* _Problem requirements_: With the pictures left out, copy the listing below exactly.

* _Data lines_:
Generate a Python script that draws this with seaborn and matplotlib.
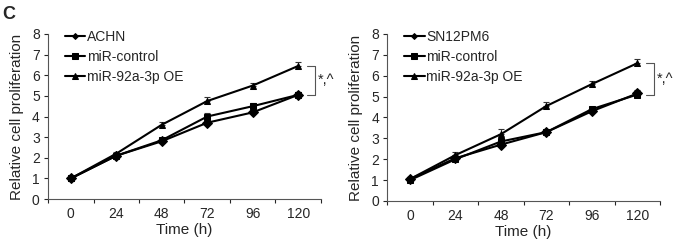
import numpy as np
import pandas as pd
import matplotlib
matplotlib.use("Agg")
import matplotlib.pyplot as plt
import seaborn as sns

times = ["0", "24", "48", "72", "96", "120"]

# left panel (ACHN)
achn = [1.0, 2.1, 2.8, 3.7, 4.2, 5.05]
achn_ctrl = [1.0, 2.1, 2.85, 4.0, 4.5, 5.05]
achn_oe = [1.0, 2.2, 3.6, 4.75, 5.5, 6.45]
achn_err = [0.12, 0.1, 0.1, 0.1, 0.1, 0.12]
achn_ctrl_err = [0.1, 0.1, 0.1, 0.15, 0.15, 0.12]
achn_oe_err = [0.1, 0.1, 0.15, 0.18, 0.12, 0.18]

# right panel (SN12PM6)
sn = [1.05, 2.05, 2.7, 3.3, 4.3, 5.15]
sn_ctrl = [1.0, 2.0, 2.85, 3.3, 4.4, 5.1]
sn_oe = [1.05, 2.2, 3.2, 4.55, 5.6, 6.6]
sn_err = [0.1, 0.1, 0.1, 0.1, 0.1, 0.15]
sn_ctrl_err = [0.12, 0.1, 0.12, 0.12, 0.12, 0.12]
sn_oe_err = [0.1, 0.15, 0.25, 0.2, 0.15, 0.2]

sns.set_style("white")
plt.rcParams["font.family"] = ["Liberation Sans", "DejaVu Sans"]

fig = plt.figure(figsize=(6.77, 2.41), dpi=100)
ax1 = fig.add_axes([0.071, 0.174, 0.403, 0.685])
ax2 = fig.add_axes([0.572, 0.166, 0.403, 0.693])

markers = {"line": "D", "ctrl": "s", "oe": "^"}
msizes = {"line": 3.5, "ctrl": 5.5, "oe": 5.5}


def panel(ax, name, series, errs):
    labels = [name, "miR-control", "miR-92a-3p OE"]
    keys = ["line", "ctrl", "oe"]
    rows = []
    for lab, vals in zip(labels, series):
        for t, v in zip(times, vals):
            rows.append({"Time": t, "val": v, "group": lab})
    df = pd.DataFrame(rows)
    x = np.arange(len(times))
    for lab, k, vals, e in zip(labels, keys, series, errs):
        ax.errorbar(x, vals, yerr=[np.zeros(len(e)), e], fmt="none",
                    ecolor="#333333", elinewidth=0.8, capsize=2, capthick=0.8, zorder=1)
    sns.lineplot(data=df, x="Time", y="val", hue="group", style="group",
                 markers=[markers[k] for k in keys], dashes=False,
                 palette=["black"] * 3, ax=ax, linewidth=1.5,
                 markersize=5, markeredgecolor="black", zorder=3)
    for line, k in zip(ax.lines[-3:], keys):
        line.set_markersize(msizes[k])
    ax.set_xlim(-0.5, 5.5)
    ax.set_ylim(0, 8)
    ax.set_yticks(range(0, 9))
    ax.set_xticks(x)
    ax.set_xticklabels(times)
    ax.set_xticks(np.arange(-0.5, 6.0, 1.0), minor=True)
    ax.tick_params(axis="x", which="major", length=0, labelsize=10, pad=6)
    ax.tick_params(axis="x", which="minor", length=3, width=0.8, direction="out", bottom=True)
    ax.tick_params(axis="y", length=3, width=0.8, direction="out", left=True, labelsize=10, pad=3)
    for s in ["top", "right"]:
        ax.spines[s].set_visible(False)
    for s in ["left", "bottom"]:
        ax.spines[s].set_color("#555555")
        ax.spines[s].set_linewidth(0.8)
    ax.set_xlabel("Time (h)", fontsize=11, labelpad=1)
    ax.set_ylabel("Relative cell proliferation", fontsize=11, labelpad=6)
    leg = ax.legend(loc="upper left", bbox_to_anchor=(0.04, 1.06), frameon=False,
                    fontsize=10, handlelength=1.5, handletextpad=0.1, labelspacing=0.45,
                    borderaxespad=0)
    for h, k in zip(leg.legend_handles, keys):
        h.set_markersize(msizes[k] - 0.5)
    # significance bracket
    top = series[2][-1]
    bot = series[1][-1]
    xb = 5.36
    ax.plot([5.2, xb, xb, 5.2], [top, top, bot, bot], color="#555555", lw=0.8,
            clip_on=False)
    ax.text(xb + 0.07, (top + bot) / 2, "*,^", ha="left", va="center",
            fontsize=10.5)


panel(ax1, "ACHN", [achn, achn_ctrl, achn_oe], [achn_err, achn_ctrl_err, achn_oe_err])
panel(ax2, "SN12PM6", [sn, sn_ctrl, sn_oe], [sn_err, sn_ctrl_err, sn_oe_err])

fig.text(0.004, 0.975, "C", fontsize=13, fontweight="bold", ha="left", va="top")

fig.savefig("out.png", dpi=100)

* _Full response_:
Generate a Python script that draws this with seaborn and matplotlib.
import numpy as np
import pandas as pd
import matplotlib
matplotlib.use("Agg")
import matplotlib.pyplot as plt
import seaborn as sns

times = ["0", "24", "48", "72", "96", "120"]

# left panel (ACHN)
achn = [1.0, 2.1, 2.8, 3.7, 4.2, 5.05]
achn_ctrl = [1.0, 2.1, 2.85, 4.0, 4.5, 5.05]
achn_oe = [1.0, 2.2, 3.6, 4.75, 5.5, 6.45]
achn_err = [0.12, 0.1, 0.1, 0.1, 0.1, 0.12]
achn_ctrl_err = [0.1, 0.1, 0.1, 0.15, 0.15, 0.12]
achn_oe_err = [0.1, 0.1, 0.15, 0.18, 0.12, 0.18]

# right panel (SN12PM6)
sn = [1.05, 2.05, 2.7, 3.3, 4.3, 5.15]
sn_ctrl = [1.0, 2.0, 2.85, 3.3, 4.4, 5.1]
sn_oe = [1.05, 2.2, 3.2, 4.55, 5.6, 6.6]
sn_err = [0.1, 0.1, 0.1, 0.1, 0.1, 0.15]
sn_ctrl_err = [0.12, 0.1, 0.12, 0.12, 0.12, 0.12]
sn_oe_err = [0.1, 0.15, 0.25, 0.2, 0.15, 0.2]

sns.set_style("white")
plt.rcParams["font.family"] = ["Liberation Sans", "DejaVu Sans"]

fig = plt.figure(figsize=(6.77, 2.41), dpi=100)
ax1 = fig.add_axes([0.071, 0.174, 0.403, 0.685])
ax2 = fig.add_axes([0.572, 0.166, 0.403, 0.693])

markers = {"line": "D", "ctrl": "s", "oe": "^"}
msizes = {"line": 3.5, "ctrl": 5.5, "oe": 5.5}


def panel(ax, name, series, errs):
    labels = [name, "miR-control", "miR-92a-3p OE"]
    keys = ["line", "ctrl", "oe"]
    rows = []
    for lab, vals in zip(labels, series):
        for t, v in zip(times, vals):
            rows.append({"Time": t, "val": v, "group": lab})
    df = pd.DataFrame(rows)
    x = np.arange(len(times))
    for lab, k, vals, e in zip(labels, keys, series, errs):
        ax.errorbar(x, vals, yerr=[np.zeros(len(e)), e], fmt="none",
                    ecolor="#333333", elinewidth=0.8, capsize=2, capthick=0.8, zorder=1)
    sns.lineplot(data=df, x="Time", y="val", hue="group", style="group",
                 markers=[markers[k] for k in keys], dashes=False,
                 palette=["black"] * 3, ax=ax, linewidth=1.5,
                 markersize=5, markeredgecolor="black", zorder=3)
    for line, k in zip(ax.lines[-3:], keys):
        line.set_markersize(msizes[k])
    ax.set_xlim(-0.5, 5.5)
    ax.set_ylim(0, 8)
    ax.set_yticks(range(0, 9))
    ax.set_xticks(x)
    ax.set_xticklabels(times)
    ax.set_xticks(np.arange(-0.5, 6.0, 1.0), minor=True)
    ax.tick_params(axis="x", which="major", length=0, labelsize=10, pad=6)
    ax.tick_params(axis="x", which="minor", length=3, width=0.8, direction="out", bottom=True)
    ax.tick_params(axis="y", length=3, width=0.8, direction="out", left=True, labelsize=10, pad=3)
    for s in ["top", "right"]:
        ax.spines[s].set_visible(False)
    for s in ["left", "bottom"]:
        ax.spines[s].set_color("#555555")
        ax.spines[s].set_linewidth(0.8)
    ax.set_xlabel("Time (h)", fontsize=11, labelpad=1)
    ax.set_ylabel("Relative cell proliferation", fontsize=11, labelpad=6)
    leg = ax.legend(loc="upper left", bbox_to_anchor=(0.04, 1.06), frameon=False,
                    fontsize=10, handlelength=1.5, handletextpad=0.1, labelspacing=0.45,
                    borderaxespad=0)
    for h, k in zip(leg.legend_handles, keys):
        h.set_markersize(msizes[k] - 0.5)
    # significance bracket
    top = series[2][-1]
    bot = series[1][-1]
    xb = 5.36
    ax.plot([5.2, xb, xb, 5.2], [top, top, bot, bot], color="#555555", lw=0.8,
            clip_on=False)
    ax.text(xb + 0.07, (top + bot) / 2, "*,^", ha="left", va="center",
            fontsize=10.5)


panel(ax1, "ACHN", [achn, achn_ctrl, achn_oe], [achn_err, achn_ctrl_err, achn_oe_err])
panel(ax2, "SN12PM6", [sn, sn_ctrl, sn_oe], [sn_err, sn_ctrl_err, sn_oe_err])

fig.text(0.004, 0.975, "C", fontsize=13, fontweight="bold", ha="left", va="top")

fig.savefig("out.png", dpi=100)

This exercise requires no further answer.